Every day I’m reminded of the stark reality of how much I don’t know. I make it my mission in life to try and understand how things work, why they do what they do, but keep coming up short. It’s fortunate that I enjoy learning, so my lack of knowledge is satiated when I learn.
There’s something called the illusion of explanatory depth, where people believe that they know more than they actually do. People mistake their ability to recognize the logical operation of something with their ability to understand and explain it. Then there’s the things we don’t know until we discover them, the unknown unknowns. Donald Rumsfeld said, “reports that say that something hasn’t happened are always interesting to me, because as we know, there are known knowns; there are things we know we know. We also know there are known unknowns; that is to say we know there are some things we do not know. But there are also unknown unknowns — the ones we don’t know we don’t know.”

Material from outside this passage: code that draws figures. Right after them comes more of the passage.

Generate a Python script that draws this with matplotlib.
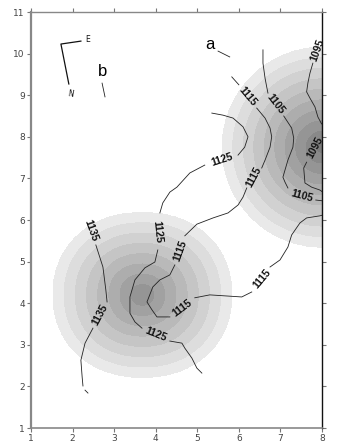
"""
Карта: серые пятна плотности и изолинии с подписями.
"""
import numpy as np
import matplotlib
matplotlib.use('Agg')
import matplotlib.pyplot as plt

# --- данные ---------------------------------------------------------------
# пятна (центр, полуоси, высота в числе ступеней заливки, степень скругления)
blob_x = [3.68, 8.0]
blob_y = [4.2, 7.75]
blob_rx = [2.15, 2.4]
blob_ry = [1.98, 2.4]
blob_peak = [8.0, 9.5]
blob_p = [2.15, 2.0]

fill_grays = ['#e9e9e9', '#dddddd', '#d1d1d1', '#c5c5c5', '#b9b9b9',
              '#adadad', '#a1a1a1', '#959595', '#898989', '#7d7d7d']

# изолинии: уровень -> список отрезков [(x...), (y...)]
iso_1135 = [
    [(2.56, 2.73, 2.80, 2.83), (5.40, 4.87, 4.32, 4.03)],
    [(2.49, 2.30, 2.20, 2.23, 2.25), (3.40, 3.04, 2.63, 2.23, 2.01)],
    [(2.30, 2.37), (1.91, 1.84)],
]
iso_1125 = [
    [(5.35, 5.62, 5.86, 6.10, 6.22, 6.14, 5.98), (8.57, 8.52, 8.45, 8.24, 8.00, 7.75, 7.56)],
    [(5.18, 4.82, 4.51, 4.34, 4.17, 4.10), (7.32, 7.13, 6.79, 6.67, 6.41, 6.17)],
    [(4.05, 3.98, 3.74, 3.50, 3.38, 3.38, 3.50, 3.67), (5.28, 4.99, 4.85, 4.56, 4.15, 3.76, 3.55, 3.40)],
    [(4.34, 4.63, 4.70, 4.87, 4.99, 5.11), (3.09, 3.04, 2.92, 2.68, 2.44, 2.32)],
]
iso_1115 = [
    [(5.83, 6.00), (9.44, 9.25)],
    [(6.43, 6.63, 6.75, 6.79, 6.75, 6.63, 6.55), (8.69, 8.45, 8.21, 8.00, 7.75, 7.44, 7.25)],
    [(6.19, 6.10, 5.98, 5.74, 5.38, 4.99, 4.70), (6.77, 6.55, 6.36, 6.17, 6.05, 5.90, 5.62)],
    [(4.46, 4.34, 4.10, 3.93, 3.79, 3.91, 4.03, 4.34), (4.92, 4.68, 4.56, 4.39, 4.03, 3.84, 3.67, 3.67)],
    [(4.94, 5.30, 6.07, 6.31), (4.13, 4.20, 4.15, 4.27)],
    [(6.75, 6.99, 7.18, 7.27, 7.47, 7.63, 7.95, 8.02), (4.87, 5.04, 5.35, 5.64, 5.93, 6.05, 6.10, 6.12)],
]
iso_1105 = [
    [(6.58, 6.58, 6.63, 6.67, 6.70), (10.09, 9.77, 9.41, 9.20, 9.05)],
    [(7.08, 7.27, 7.32, 7.30, 7.18, 7.06, 7.11, 7.18), (8.50, 8.21, 7.97, 7.75, 7.44, 7.03, 6.91, 6.77)],
    [(7.85, 8.02), (6.48, 6.46)],
]
iso_1095 = [
    [(7.78, 7.71, 7.66, 7.63, 7.71, 7.83, 7.90, 7.99), (9.77, 9.53, 9.29, 9.08, 8.93, 8.72, 8.48, 8.31)],
    [(7.63, 7.56, 7.59, 7.75, 7.95, 8.02), (7.39, 7.25, 6.89, 6.79, 6.72, 6.67)],
]

# подписи изолиний: x, y, текст, угол
iso_labels = [
    (2.44, 5.74, '1135', -70), (2.66, 3.72, '1135', 62),
    (5.59, 7.44, '1125', 18), (4.05, 5.71, '1125', -84), (4.00, 3.24, '1125', -22),
    (6.22, 8.96, '1115', -50), (6.36, 7.03, '1115', 62), (4.58, 5.25, '1115', 70),
    (4.63, 3.88, '1115', 37), (6.55, 4.58, '1115', 50),
    (6.89, 8.79, '1105', -52), (7.51, 6.58, '1105', -15),
    (7.90, 10.09, '1095', 70), (7.83, 7.75, '1095', 62),
]

x_ticks = [1, 2, 3, 4, 5, 6, 7, 8]
y_ticks = [1, 2, 3, 4, 5, 6, 7, 8, 9, 10, 11]


def blob_field(X, Y):
    """Конусообразные пятна со скруглёнными краями."""
    field = np.zeros_like(X)
    for cx, cy, rx, ry, h, p in zip(blob_x, blob_y, blob_rx, blob_ry, blob_peak, blob_p):
        r = (np.abs((X - cx) / rx) ** p + np.abs((Y - cy) / ry) ** p) ** (1 / p)
        field = np.maximum(field, h * (1 - r))
    return field


fig = plt.figure(figsize=(3.38, 4.48), dpi=100)
ax = fig.add_axes([31 / 338, 20 / 448, 291 / 338, 416 / 448])

gx, gy = np.meshgrid(np.linspace(1, 8, 400), np.linspace(1, 11, 560))
levels = [0.01] + list(range(1, 11))
ax.contourf(gx, gy, blob_field(gx, gy), levels=levels, colors=fill_grays, zorder=1)

for segs in (iso_1135, iso_1125, iso_1115, iso_1105, iso_1095):
    for xs, ys in segs:
        ax.plot(xs, ys, color='#222222', lw=0.6, zorder=2)

for x, y, txt, ang in iso_labels:
    ax.text(x, y, txt, rotation=ang, rotation_mode='anchor', ha='center', va='center',
            fontsize=7.5, fontweight='bold', family='Liberation Sans', color='#111111', zorder=3)

# стрелка сторон света и буквы
ax.plot([2.20, 1.72, 1.91], [10.30, 10.23, 9.27], color='#111111', lw=0.9, zorder=3)
ax.text(2.37, 10.33, 'E', fontsize=5.5, ha='center', va='center', color='#111111')
ax.text(1.94, 9.03, 'N', fontsize=5.5, ha='center', va='center', rotation=-10, color='#111111')
ax.text(5.30, 10.23, 'a', fontsize=12, ha='center', va='center', family='Liberation Sans')
ax.plot([5.50, 5.78], [10.06, 9.92], color='#222222', lw=0.6)
ax.text(2.71, 9.56, 'b', fontsize=12, ha='center', va='center', family='Liberation Sans')
ax.plot([2.71, 2.78], [9.29, 8.96], color='#222222', lw=0.6)

ax.set_xlim(1, 8)
ax.set_ylim(1, 11)
ax.set_xticks(x_ticks)
ax.set_yticks(y_ticks)
ax.tick_params(direction='out', length=3, width=0.8, labelsize=6.5, labelcolor='#444444',
               color='#777777', top=True, right=True, pad=1.5)
for side in ('left', 'bottom', 'top'):
    ax.spines[side].set_color('#888888')
ax.spines['left'].set_linewidth(1.6)
ax.spines['bottom'].set_linewidth(1.2)
ax.spines['top'].set_linewidth(1.0)
ax.spines['right'].set_color('#111111')
ax.spines['right'].set_linewidth(1.0)
for t in ax.yaxis.get_ticklines()[1::2]:
    t.set_color('#111111')

plt.savefig('out.png', dpi=100)
plt.close()
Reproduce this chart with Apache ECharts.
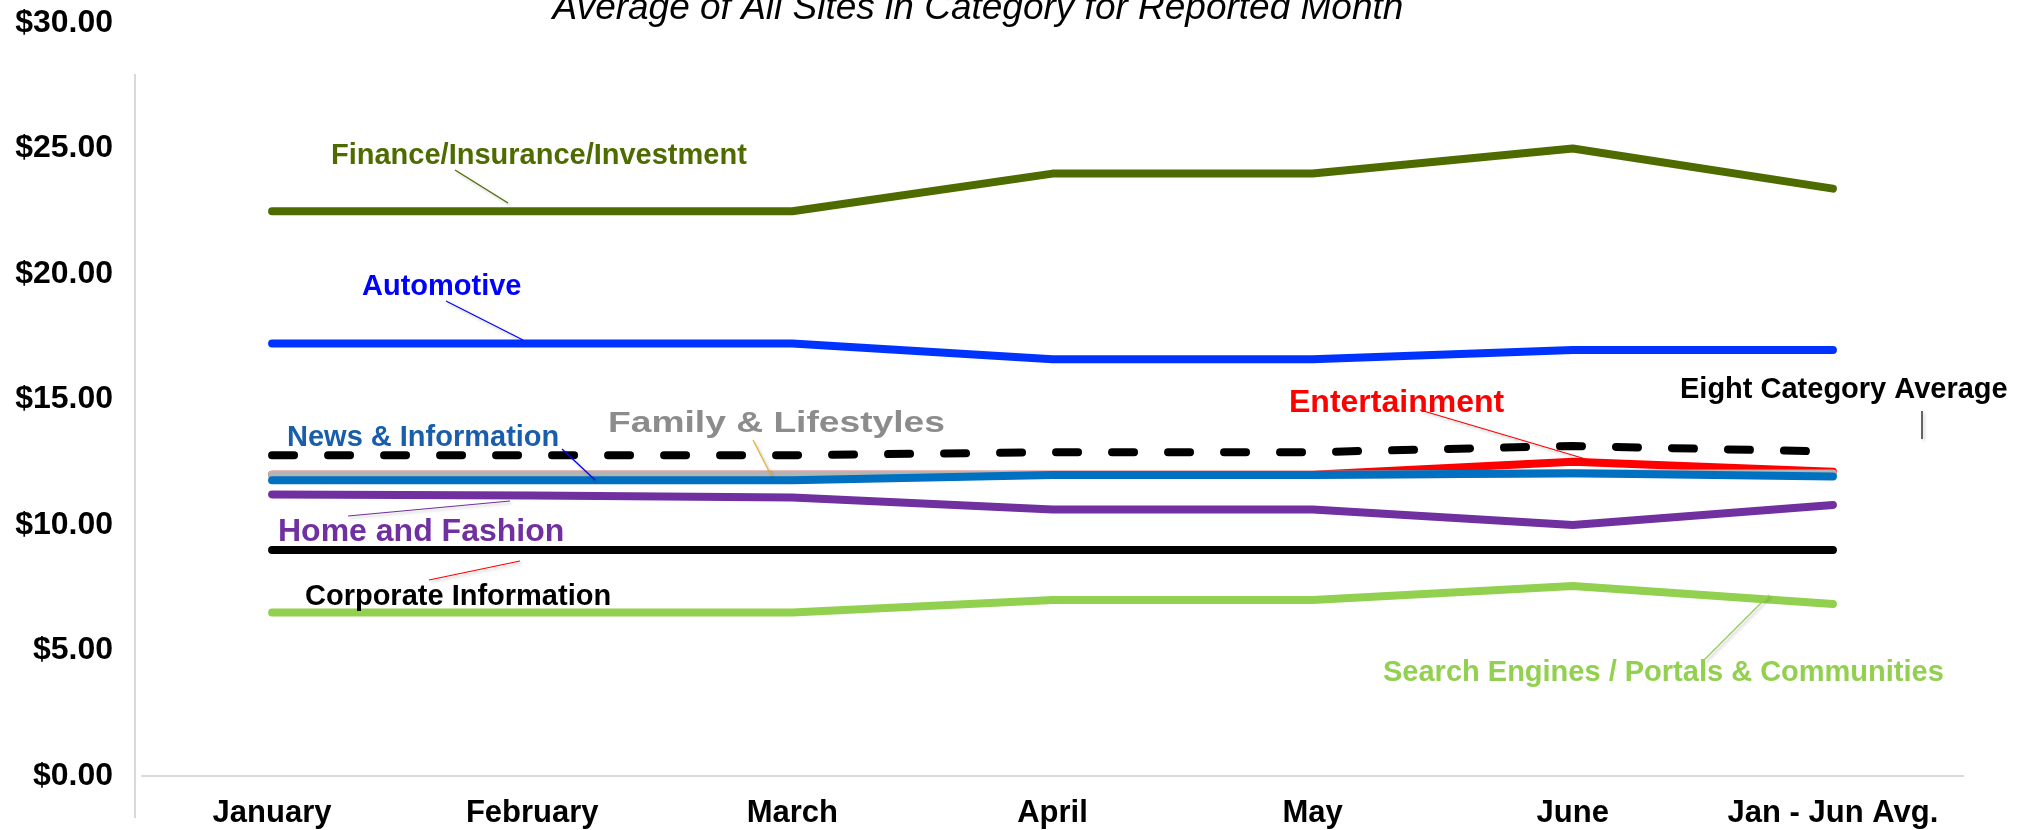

Running your own business has a lot of these two aspects, the belief in yourself that you know more than you actually do, and the stark reality of having to deal with unknown unknowns when they make themselves known. Through some very hard lessons, some of which I highlighted in my recent talk at Leaderex on failure, my reality is to focus my time and effort on the things I can influence. For those that I can’t, other people or services need to come into play.
A fitting example is King Price and the role that they play in business insurance. Last week we had the unfortunate incident of a staff member’s car being broken into, her laptop and other goods stolen, and for the days thereafter, lost all mental peace of mind and productivity while trying to get her life back in order. Having a professional business insurer on hand to assist in a scenario like this is well worth it. King Price is known best for its decreasing car insurance premiums and activity in the short term retail insurance space. It now plays a wider role in the business insurance arena.
Uncertainty Management theory was introduced by William B. Gudykunst to define how humans effectively communicate based on their balance of anxiety and uncertainty in social situations. The principle of a Black Swan event, a random and unexpected occurrence that deviated well beyond usual expectations, as things we should we aware might happen, but put the measures in place to ensure that if they do, the consequences are limited losses to us and our businesses.
As a friend once said when asked what advice he’d give to millenials today, “Experiment, learn and live, but make sure you suffer only small losses, and you’ll come out okay.”